No one likes to admit they are deeply in debt, and maybe so deep that creditors are getting serious about their collection efforts. In some professions credit troubles can literally end a career, especially in regulated and sensitive industries. People wresting with staggering debt loads or personal bankruptcy have to consider what might happen if their employer finds out. The time to deal with the problem is before the wage garnishment paperwork arrives, not after.
Consider the case of a stockbroker named Joseph. In 2010 two judgments were entered against him for over $31,000 in unpaid credit card debt. Brokers have to be registered with the Financial Industry Regulatory Authority in order to do business. The rules say Joseph had to tell both his employer and FIRA about the judgments, which he didn't do. His employer found out when the garnishment orders arrived. FIRA got the word after that. Joseph was fined and put under closer supervision. End of story? Not yet.

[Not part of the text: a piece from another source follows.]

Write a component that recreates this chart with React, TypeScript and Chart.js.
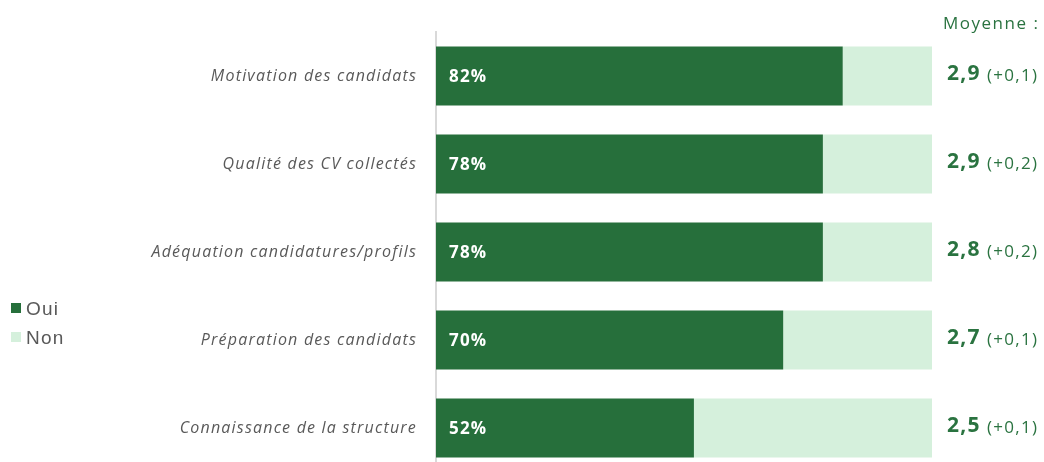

Unfortunately Joseph had more debt problems, about $54,000 worth, and four additional judgments. Regulators and his employer found out about them piecemeal, each time disciplining him a little more. Finally, Joseph was fired and his career as a stockbroker is probably over. This cautionary tale applies not only to the financial industry, it may apply to anyone who works in a position of trust or authority.
Federal law forbids an employer from firing an employee over a garnishment for one debt. But get more than one and the legal protection ends; the employer can terminate at will. Thinking of suing? Experts say it is hard to prove credit problems lead to a job loss and even if it is provable, debtors are not a protected class under anti-discrimination laws. Those facing default or considering bankruptcy would be well advised to explore the career consequences sooner rather than later.